DESCRIPTION OF THE TASK: Return each line that holds the word "with".

(Data extracted from a collection)
====
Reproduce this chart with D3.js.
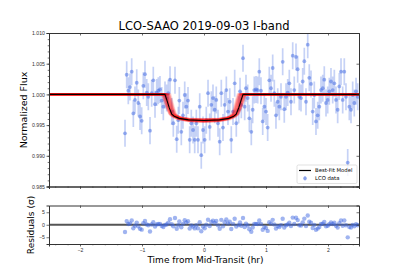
<!DOCTYPE html>
<html>
<head>
<meta charset="utf-8">
<script src="https://cdn.jsdelivr.net/npm/d3@7"></script>
<style>
  body { margin: 0; background: #fff; }
  svg { font-family: "DejaVu Sans", sans-serif; }
  .axis path, .axis line { stroke: #333; }
  .axis text { fill: #333; font-size: 5.2px; }
</style>
</head>
<body>
<div id="chart-area"></div>
<script>
// LCO data: time from mid-transit (hr) and normalized flux
const times = [-1.274,-1.247,-1.221,-1.194,-1.166,-1.140,-1.113,-1.085,-1.060,-1.032,-1.005,-0.979,-0.952,-0.924,-0.898,-0.871,-0.844,-0.818,-0.790,-0.763,-0.737,-0.710,-0.682,-0.656,-0.629,-0.602,-0.576,-0.548,-0.521,-0.495,-0.468,-0.440,-0.415,-0.398,-0.366,-0.339,-0.311,-0.285,-0.258,-0.231,-0.205,-0.177,-0.150,-0.124,-0.097,-0.069,-0.044,-0.016,0.011,0.037,0.065,0.092,0.118,0.145,0.173,0.198,0.226,0.253,0.279,0.306,0.334,0.360,0.387,0.415,0.440,0.468,0.495,0.521,0.560,0.581,0.602,0.629,0.656,0.677,0.705,0.731,0.763,0.785,0.811,0.839,0.866,0.892,0.919,0.947,0.973,1.000,1.027,1.053,1.081,1.108,1.134,1.161,1.189,1.215,1.242,1.269,1.295,1.323,1.350,1.376,1.403,1.431,1.456,1.484,1.511,1.537,1.565,1.592,1.618,1.645,1.673,1.698,1.726,1.753,1.779,1.806,1.834,1.860,1.887,1.915,1.940,1.968,1.995,2.021,2.048,2.076,2.102,2.129,2.156,2.182,2.210,2.237,2.263,2.290,2.318,2.344,2.371,2.398,2.424,2.452,2.479];
const flux = [0.99366,1.0032,1.0006,1.0012,1.0037,0.9969,0.9991,1.0019,0.9986,0.9964,0.9957,1.0014,1.0033,1.0003,0.9996,0.9941,1.0002,1.0023,0.9984,1.0003,1.0006,1.0008,0.9990,0.9980,0.9999,0.9994,1.0002,1.0024,0.9972,0.9953,1.0023,0.9927,0.9958,0.9990,0.9939,0.9966,0.9999,0.9980,0.9990,0.9926,0.9953,0.9942,0.9926,0.9953,0.9926,0.9980,0.9901,0.9942,0.9926,0.9958,1.0002,0.9947,0.9983,0.9994,0.9975,0.9991,0.9953,0.9923,1.0002,0.9946,0.9983,1.0007,0.9972,0.9988,0.9926,0.9972,1.0018,0.9953,0.9975,1.0005,0.9983,1.0059,0.9980,1.0010,0.9994,0.9961,0.9939,0.9975,1.0007,1.0008,1.0007,1.0037,1.0006,0.9956,0.9980,0.9972,0.9946,1.0023,1.0010,1.0043,1.0002,0.9966,0.9988,0.9980,0.9996,1.0053,0.9976,0.9996,1.0003,1.0018,0.9988,1.0063,1.0007,1.0061,1.0041,0.9996,0.9994,1.0021,1.0054,0.9988,1.0081,1.0027,1.0017,0.9972,0.9999,0.9956,0.9966,0.9980,1.0007,1.0010,1.0024,0.9986,0.9991,1.0005,1.0021,1.0007,1.0018,0.9991,0.9975,1.0013,1.0037,0.9991,1.0037,0.9996,0.9889,0.9980,0.9975,0.9999,0.9986,1.0005,0.9996];
const fluxErr = 0.0022;

// best-fit transit model, knots
const modelTimes = [-2.5,-0.63,-0.60,-0.56,-0.52,-0.48,-0.40,-0.25,0,0.25,0.40,0.48,0.52,0.56,0.60,0.63,2.5];
const modelFlux  = [1.0,1.0,0.9991,0.9978,0.9968,0.99645,0.9961,0.99585,0.99575,0.99585,0.9961,0.99645,0.9968,0.9978,0.9991,1.0,1.0];

// posterior draws (red): duration and depth scale factors
const drawDur   = [0.86,0.89,0.92,0.94,0.96,0.98,1.00,1.01,1.03,1.05,1.07,0.90,0.95,0.99,1.02,1.04,0.93,0.97,1.00,1.06,0.88,1.08,0.91,0.99,1.01];
const drawDepth = [1.03,0.98,1.01,0.97,1.02,0.99,1.04,0.96,1.00,1.05,0.97,1.02,0.98,1.03,0.99,1.01,0.96,1.04,1.00,0.98,1.02,0.97,1.05,0.95,1.01];

const xTicks = [-2,-1,0,1,2];
const fluxTicks = [0.985,0.990,0.995,1.000,1.005,1.010];
const resTicks = [-5,0,5];

const W=399, H=279;
const svg=d3.select('#chart-area').append('svg')
    .attr('width',W).attr('height',H);

const x=d3.scaleLinear().domain([-2.5,2.5]).range([49,359]);
const y=d3.scaleLinear().domain([0.985,1.010]).range([186.5,33]);
const yr=d3.scaleLinear().domain([-7.7,7.7]).range([244,205.5]);

const model=d3.scaleLinear().domain(modelTimes).range(modelFlux);

const data=times.map((t,i)=>({t:t,f:flux[i],r:(flux[i]-model(t))/fluxErr}));

// clip for main panel
svg.append('clipPath').attr('id','clipMain').append('rect')
    .attr('x',49).attr('y',33).attr('width',310).attr('height',153.5);
svg.append('clipPath').attr('id','clipRes').append('rect')
    .attr('x',49).attr('y',205.5).attr('width',310).attr('height',38.5);

const gMain=svg.append('g').attr('clip-path','url(#clipMain)');

// error bars
gMain.selectAll('line.err').data(data).enter().append('line')
    .attr('class','err')
    .attr('x1',d=>x(d.t)).attr('x2',d=>x(d.t))
    .attr('y1',d=>y(d.f-fluxErr)).attr('y2',d=>y(d.f+fluxErr))
    .attr('stroke','#4169e1').attr('stroke-opacity',0.3).attr('stroke-width',1.7);

gMain.selectAll('circle.pt').data(data).enter().append('circle')
    .attr('class','pt')
    .attr('cx',d=>x(d.t)).attr('cy',d=>y(d.f)).attr('r',1.9)
    .attr('fill','#4169e1').attr('fill-opacity',0.5);

// posterior draws
const line=d3.line().x(d=>x(d[0])).y(d=>y(d[1]));
drawDur.forEach((s,i)=>{
    const pts=modelTimes.map((t,j)=>{
        const tt=Math.abs(t)<2?t*s:t;
        return [tt,1-(1-modelFlux[j])*drawDepth[i]];
    });
    gMain.append('path').datum(pts)
        .attr('d',line)
        .attr('fill','none').attr('stroke','red')
        .attr('stroke-opacity',0.12).attr('stroke-width',2.2);
});

// best-fit model
gMain.append('path').datum(modelTimes.map((t,j)=>[t,modelFlux[j]]))
    .attr('d',line)
    .attr('fill','none').attr('stroke','black').attr('stroke-width',1.1);

// residual panel
const gRes=svg.append('g').attr('clip-path','url(#clipRes)');
gRes.append('line')
    .attr('x1',x(-2.5)).attr('x2',x(2.5)).attr('y1',yr(0)).attr('y2',yr(0))
    .attr('stroke','#555').attr('stroke-width',1.8);
gRes.selectAll('circle').data(data).enter().append('circle')
    .attr('cx',d=>x(d.t)).attr('cy',d=>yr(d.r)).attr('r',2.2)
    .attr('fill','#4169e1').attr('fill-opacity',0.5);

// axes - main
function minorRange(a,b,step){ return d3.range(Math.round(a/step),Math.round(b/step)+1).map(k=>+(k*step).toFixed(4)); }

svg.append('g').attr('class','axis').attr('transform','translate(49,0)')
    .call(d3.axisLeft(y).tickValues(fluxTicks).tickFormat(d3.format('.3f')).tickSize(2.5).tickPadding(1.5));
svg.append('g').attr('class','axis minor').attr('transform','translate(49,0)')
    .call(d3.axisLeft(y).tickValues(minorRange(0.985,1.010,0.001)).tickFormat('').tickSize(1.3));
svg.append('g').attr('class','axis').attr('transform','translate(359,0)')
    .call(d3.axisRight(y).tickValues(fluxTicks).tickFormat('').tickSize(-2.5));
svg.append('g').attr('class','axis').attr('transform','translate(0,33)')
    .call(d3.axisTop(x).tickValues(xTicks).tickFormat('').tickSize(-2.5));
svg.append('g').attr('class','axis').attr('transform','translate(0,186.5)')
    .call(d3.axisBottom(x).tickValues(xTicks).tickFormat('').tickSize(2.5));
svg.append('g').attr('class','axis minor').attr('transform','translate(0,186.5)')
    .call(d3.axisBottom(x).tickValues(minorRange(-2.4,2.4,0.2)).tickFormat('').tickSize(1.3));

// axes - residuals
svg.append('g').attr('class','axis').attr('transform','translate(49,0)')
    .call(d3.axisLeft(yr).tickValues(resTicks).tickFormat(d3.format('d')).tickSize(2.5).tickPadding(1.5));
svg.append('g').attr('class','axis').attr('transform','translate(359,0)')
    .call(d3.axisRight(yr).tickValues(resTicks).tickFormat('').tickSize(-2.5));
svg.append('g').attr('class','axis').attr('transform','translate(0,205.5)')
    .call(d3.axisTop(x).tickValues(xTicks).tickFormat('').tickSize(-2.5));
svg.append('g').attr('class','axis').attr('transform','translate(0,244)')
    .call(d3.axisBottom(x).tickValues(xTicks).tickFormat(d3.format('d')).tickSize(2.5).tickPadding(1.5));
svg.append('g').attr('class','axis minor').attr('transform','translate(0,244)')
    .call(d3.axisBottom(x).tickValues(minorRange(-2.4,2.4,0.2)).tickFormat('').tickSize(1.3));

svg.selectAll('.axis path.domain').attr('stroke','#333').attr('stroke-width',1);
svg.selectAll('.axis line').attr('stroke-width',0.7);

// titles and labels
svg.append('text')
    .attr('x',204).attr('y',29.5)
    .attr('text-anchor','middle').attr('font-size','11.5px').attr('fill','#000')
    .text('LCO-SAAO 2019-09-03 I-band');

svg.append('text')
    .attr('transform','translate(26.5,110) rotate(-90)')
    .attr('text-anchor','middle').attr('font-size','9.5px').attr('fill','#000')
    .text('Normalized Flux');

svg.append('text')
    .attr('transform','translate(33.5,225) rotate(-90)')
    .attr('text-anchor','middle').attr('font-size','9px').attr('fill','#000')
    .text('Residuals (σ)');

svg.append('text')
    .attr('x',205.5).attr('y',262.5)
    .attr('text-anchor','middle').attr('font-size','9px').attr('fill','#000')
    .text('Time from Mid-Transit (hr)');

// legend
const lg=svg.append('g');
lg.append('rect')
    .attr('x',297).attr('y',165).attr('width',60).attr('height',18.5).attr('rx',1.5)
    .attr('fill','#fff').attr('fill-opacity',0.8).attr('stroke','#ccc').attr('stroke-width',0.6);
lg.append('line')
    .attr('x1',299).attr('x2',311).attr('y1',170.5).attr('y2',170.5)
    .attr('stroke','black').attr('stroke-width',1.2);
lg.append('circle')
    .attr('cx',305).attr('cy',178.3).attr('r',1.9)
    .attr('fill','#4169e1').attr('fill-opacity',0.5);
lg.append('line')
    .attr('x1',305).attr('x2',305).attr('y1',176).attr('y2',180.6)
    .attr('stroke','#4169e1').attr('stroke-opacity',0.3).attr('stroke-width',1.6);
lg.append('text').attr('x',315).attr('y',172.3).attr('font-size','5.3px').attr('fill','#000').text('Best-Fit Model');
lg.append('text').attr('x',315).attr('y',180.3).attr('font-size','5.3px').attr('fill','#000').text('LCO data');
</script>
</body>
</html>
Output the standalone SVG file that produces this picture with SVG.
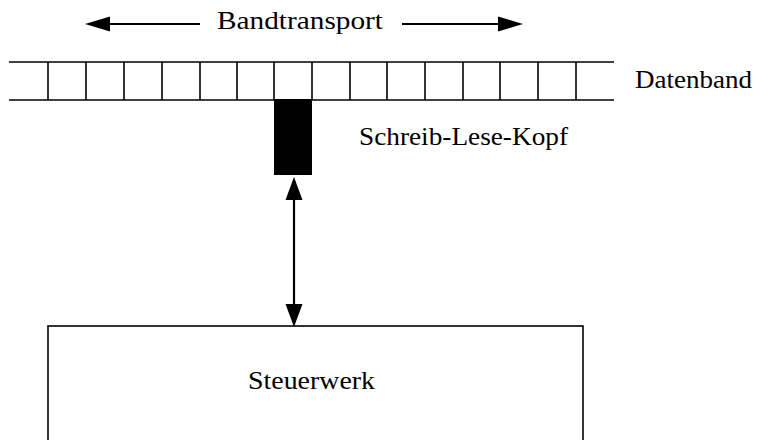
====
TASK RESULT:
Reproduce this chart with D3.js.
Output the standalone SVG file that produces this picture with SVG.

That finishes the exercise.